Cash hogs declined near daily, with regional and national cash reported higher only Thursday. CME cash was also recorded lower moves overall, however resulted in a more moderate week-over-week change compared to cash hogs. Most wholesale pork values slid throughout much of the week, only hams and ribs finished higher, with US pork cutout down $2.52/cwt from the previous week's average.  

Market hog values generally declined, however some markets managed to improve on the week such the OlyW 21 which climbed more than $1/hog and the ML Sig 4 which was up shy of $0.75/hog. Hog values out of Quebec and Ontario each fell near $1/hog, while the OlyW 20 was $2/hog lower, Hylife fell $4/hog and BP/TC dropped shy of $6/hog. In the US, hog values out of Tyson declined $6/hog while JM was down closer to $5.75/hog from week ago levels.  

Weekly Hog Margins

Monitored hog margins generally fell on the week as most markets recorded lower values. Feed costs modestly impacted hog margins, with Canadian farrow-to-finish feed costs climbing $0.25/hog while those in the monitored US region edged $0.15/hog lower than a week earlier.   

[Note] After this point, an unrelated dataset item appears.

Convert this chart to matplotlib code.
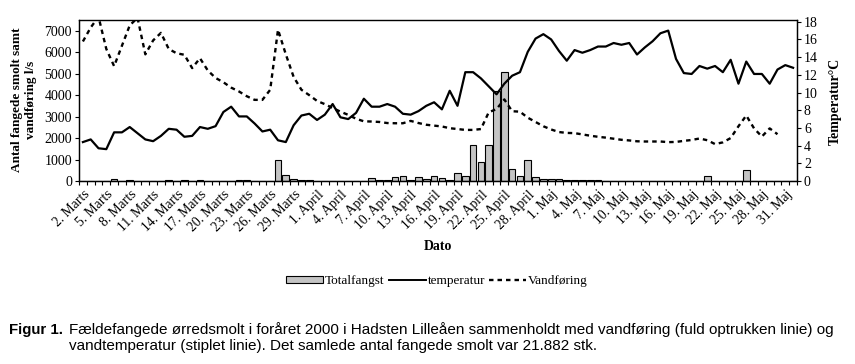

Despite the continued slide in hog margins, monitored Canadian margins remain at positive values. Hog margins out of the Quebec weakened more than $1.25 to $15.50/hog profits, while the OlyW 20 fell $2.25 and OlyW 21 was up shy of $1 with each near $10.50/hog profits. Hylife margins weakened more than $4 to $9.50/hog profits, while ML Sig 4 margins strengthened $0.50 to nearly $2.75/hog profits and Ontario fell nearly $1.25 to $0.25/hog profits. Hog margins in the US face dollar per hog losses, with Tyson and JM each weakening near $5.75 on the week to $12.25/hog and $24.25/hog losses respectively.

US Regional Margins

  • Tyson: $(12.36) USD X 1.2473 = $ (15.42) in Canadian Dollars
  • Morrell: $ (24.33) USD X 1.2473 = $ (30.35) in Canadian Dollars

Disclaimer: Commodity Professionals Inc. presents this report as a snapshot of the market using current information available at the time of the report. These findings are for informational purposes only and should not be reproduced or transmitted by any means without permission.  Commodity Professionals Inc. does not guarantee, and accepts no legal liability arising from or connected to, the accuracy, reliability, or completeness of any material contained in the publication.